In fact, all this can be done strategic all across Caricom, treating the entire regional member states as a single tourist destination. For example, there is no reason why some tourists who have an interest in the environment could not spend a week in Dominica, and a week in Barbados. Such an arrangement, which can be designed and promoted by private travel companies, will give the best of the Caribbean Experience to the traveller. Another example is heritage tourism, not of the kind we currently promote, but one that reflects nearly 400 years of history: our domestic history, from cooking on a fire hearth right through each stage to the gas bottle system we now have; I will like to see a heritage walk along the old train lines.
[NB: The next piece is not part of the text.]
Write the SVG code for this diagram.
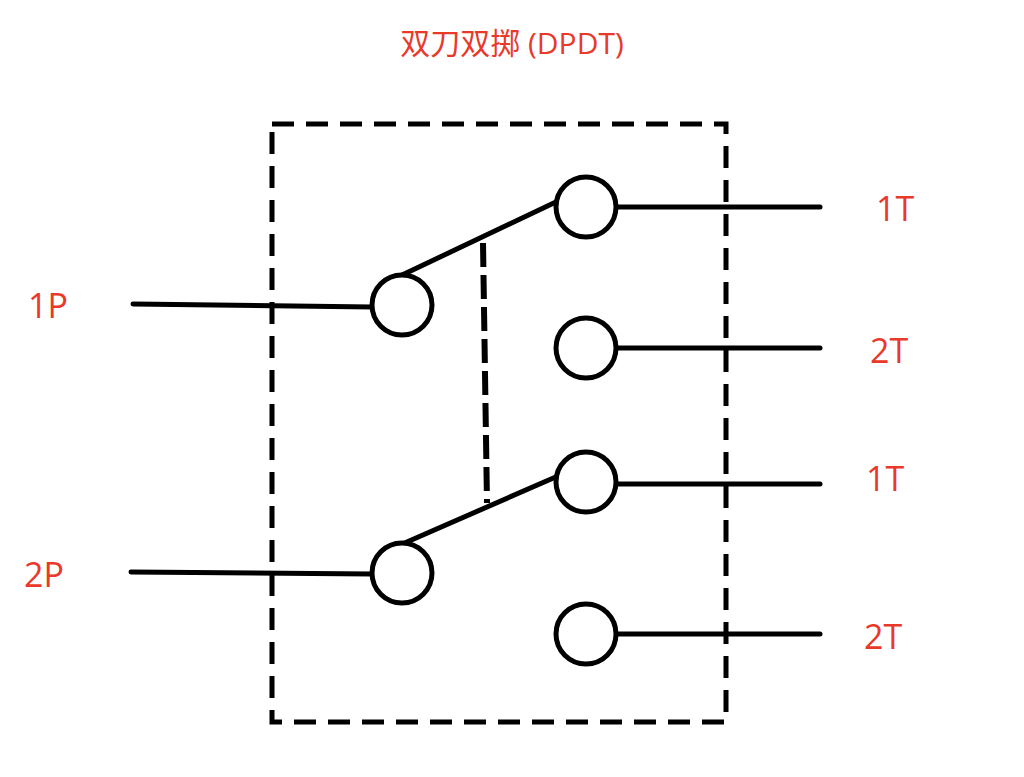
<svg xmlns="http://www.w3.org/2000/svg" width="1024" height="777" viewBox="0 0 1024 777">
<style>
.l{stroke:#000;stroke-width:5;fill:none;stroke-linecap:round}
.c{stroke:#000;stroke-width:5;fill:#fff}
.t{fill:#e8392b;font-family:"Open Sans","Noto Sans CJK SC",sans-serif;font-size:34px;font-weight:500;dominant-baseline:central}
</style>
<rect width="1024" height="777" fill="#fff"/>
<text class="t" x="512" y="42" text-anchor="middle" style="font-size:30px;font-weight:400">双刀双掷 (DPDT)</text>
<rect x="272" y="124" width="454" height="598" fill="none" stroke="#000" stroke-width="5" stroke-dasharray="22,12"/>
<g id="connectors">
<line class="l" x1="133" y1="304" x2="372" y2="307"/>
<line class="l" x1="131" y1="572" x2="372" y2="574"/>
<line class="l" x1="616" y1="207" x2="820" y2="207"/>
<line class="l" x1="616" y1="348" x2="820" y2="348"/>
<line class="l" x1="616" y1="484" x2="820" y2="484"/>
<line class="l" x1="616" y1="634" x2="820" y2="634"/>
<line class="l" x1="400" y1="276" x2="558" y2="201"/>
<line class="l" x1="400" y1="545" x2="558" y2="476"/>
<line x1="483" y1="243" x2="487" y2="503" stroke="#000" stroke-width="6" stroke-dasharray="24,8"/>
</g>
<g id="p1"><circle class="c" cx="402" cy="305" r="30"/></g>
<g id="p2"><circle class="c" cx="402" cy="573" r="30"/></g>
<g id="t1a"><circle class="c" cx="586" cy="207" r="30"/></g>
<g id="t2a"><circle class="c" cx="586" cy="348" r="30"/></g>
<g id="t1b"><circle class="c" cx="586" cy="482" r="30"/></g>
<g id="t2b"><circle class="c" cx="586" cy="634" r="30"/></g>
<text class="t" x="28" y="305">1P</text>
<text class="t" x="24" y="574">2P</text>
<text class="t" x="876" y="208">1T</text>
<text class="t" x="870" y="350">2T</text>
<text class="t" x="866" y="478">1T</text>
<text class="t" x="864" y="636">2T</text>
</svg>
I must admit this is one introduction I will personally welcome, having spent years of my youth being educated next to the train line (Belmont), living at various times in Rouens and Storey’s Gap and walking through the train line from Waterford (and having a small book on Barbadian trains written by a Cornishman), it is certainly something I will like to explore. I will also like to see that corner by Culpepper Island taken over and turned in to a small pier/amusement park, rather than see some Irish-Canadian turning one of our traditional areas in to his play thing. There are numerous other ideas for developing a strategic leisure and tourism framework which could, and no doubt would, in the wider interest of all Barbadians.
Analysis and Conclusion:
Part of the romantic justification of tourism, apart from that of earning foreign reserves, is that tourism is a window to the nation’s cultural and social values. This belief is drilled down even more in the sub-themes of tourism studies and their application in to niches such as sports tourism, culinary tourism, environmental/green tourism, and any number of specialism you can imagine. Of course it is not true in whole or in part and is largely a self-satisfying myth. Do people genuinely believe that if European tourists visit the Caribbean they will return home enlightened and treat black Caribbean people with any greater respect or celebrate the joys of West Indian culture? Just look at the way they treat the Notting Hill Carnival. Why should a two-week visit, at most, do what has not happened since 1492? Most British tourism is cultural curiosity, a modern form of social anthropology lite, seeing the natives in their natural habit and on returning home using it as a conversational piece.
Tourism policy is about selling a dream, convincing an ordinary worker that the two or three weeks holiday a year s/he gets can be spent living like the super-rich, or nearly so. Tourism is therefore built on fiction, a romance, divorced from reality. It is therefore the job of the hotels and tourism managers to make the tourist believe s/he is living that dream. It should be remembered, however, that in the UK, our main tourism stream, about 22 per cent of families do not have any savings at all and one-third of adults have less than £500 put aside, according to a study by Mintel, the research firm. As things stand our tourism and leisure policymakers are standing idly by while t he world moves on. But at some point they must wake up and smell the coffee.